The CSML compiler is invoked with a simple command line like:
csml myscript.csml
where myscript.csml is a CSML script. The compiler reads the script
(and any script referenced from it) and produces all the files
according to the mlstub, cstub, mlfile and csfile
declarations.
It is important to note that the compiler does not access any other
file. In particular, it never parse OCaml .cmi files and it
does not use .NET reflection to check the type of the imported
components. Instead, it produces OCaml and C# source files that
incorporate static type checking. If the C# or OCaml compiler fail on
one of these files, it means that the CSML script contains an invalid
type for some of the imported component (usually, the message issued by
the compiler is clear enough to indicate the problem).

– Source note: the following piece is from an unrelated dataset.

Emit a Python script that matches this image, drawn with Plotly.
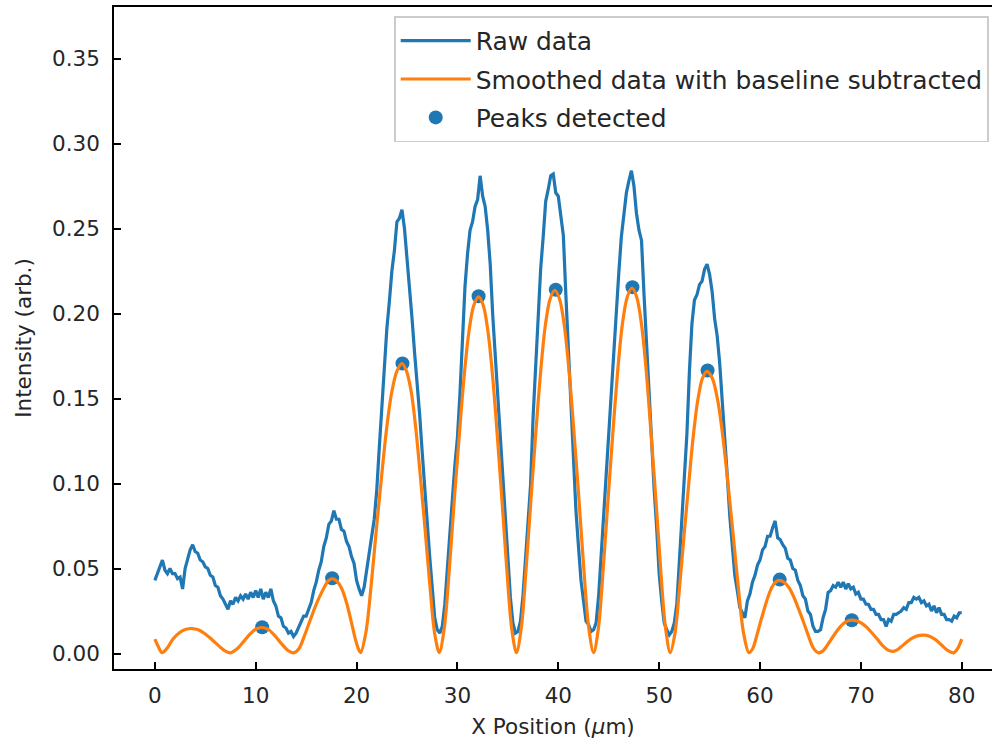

The following command line asks the CSML compiler to produce on its standard output a description of the dependencies implied by the CSML script, in a format suitable for inclusion in a Makefile:
csml -dep myscript.csml
A typical mixed C# and OCaml project is made of a number of C# and OCaml units. Some of them are produced by the CSML compiler and some of them are provided explicitly. There is some freedom in the way all these units are linked together.
The final application is always a .NET assembly that contains some C# parts of the application (some of them can be linked in external DLLs). It must start by calling all the initialization methods for the CSML scripts that are part of the application. For instance, if one of those script has a directive like:
csstub "cs_stub.cs" InitClass
then the main program must call Lexifi.Interop.InitClass.Init();.
In this linking strategy, the OCaml part of the application is linked
into a DLL with the -output-obj option of
ocamlc or ocamlopt. You must include two
libraries csml_standalone.cma and csml_init.cma into this DLL in
addition to all the libraries and user code needed by the application.
Note that this DLL contains not only the code for the application but
also the OCaml runtime system.
The C# part of the application is linked as a .NET assembly by the C#
compiler. In addition to the code of application, you must link the C#
file csml.cs into this assembly. It is also necessary to
link a small C# file that indicates the name of the DLL produced above.
The CSML compiler can generates such a file:
csml -dllbind mydll > mydll_ptr.cs
where mydll is the name (without the extension) of the DLL with
the OCaml application and runtime system, and mydll_ptr.cs is
the name of the C# file to be created. This file must then be linked
with csml.cs and the rest of the application.
Note that Mono will always prepend lib to a library name, unless
it already starts with lib. If you are using Mono, make sure that
the name of the compiled library starts with lib and has a .so
extension on Linux or .dylib extension on macOS. There is no need
to prepend lib or add an extension to the argument of -dllbind
regardless of platform.
The CSML distribution comes with two pre-linked DLLs libcsml_ml_byt.dll
and libcsml_ml_opt.dll that contain the CSML runtime library and the
OCaml runtime (in bytecode or native form). These DLLs also contains the
following OCaml libraries: dynlink, bigarray,
unix. The distribution also comes with two files
csml_ml_byt.cs and csml_ml_opt.cs that correspond of the output of
csml -dllbin applied to these DLLs.
To use these DLLs, one must link the application into one or several
files that can be linked (.cmo or .cma in
bytecode, .cmxs in native code). The C# part of the
application can use the built-in static method
LexiFi.Interop.Csml.LoadFile to load such files dynamically
(this must be done after the call to the initialization methods in C#).
This method automatically translates the .cmo and
.cma file extensions to .cmxs when the
underlying OCaml runtime system is the native one.
When one uses the default DLLs, one can also use csml_byt.dll or
csml_opt.dll. They are .NET DLL that contain the CSML C# runtime
(csml.cs) and references to the default DLLs (i.e.
csml_ml_byt.cs and csml_ml_opt.cs).
In some cases, it is useful to link the OCaml modules produced by the
CSML compiler even when the .NET runtime is not available in the current
application. In this case, calling an OCaml function that imports a C#
component will raise an exception (actually, it stops the application
currently). To link the OCaml modules produced by CSML, one must include
csml_standalone.cma and not csml_init.cma (resp. .cmxa in native
code).
It is possible to check at runtime on the OCaml side whether the C#
runtime is available with the Boolean Csml_iface.csharp_available.
Windows provides two APIs to access environment variables of the current process. As a matter of fact, the C runtime library keeps its own copy of the environment, which is the one used by the OCaml functions. This is problematic because the .NET framework uses the other set of functions. As a consequence, the two environment might get ouf of sync: a change done in C# will not be visible in OCaml. To alleviate this problem, the initialization part of the CSML OCaml runtime library copies the .NET environment to the OCaml one. As a consequence, any change to the environment made before this initialization is reflected to the OCaml side (this allow to pass some information from C# to OCaml).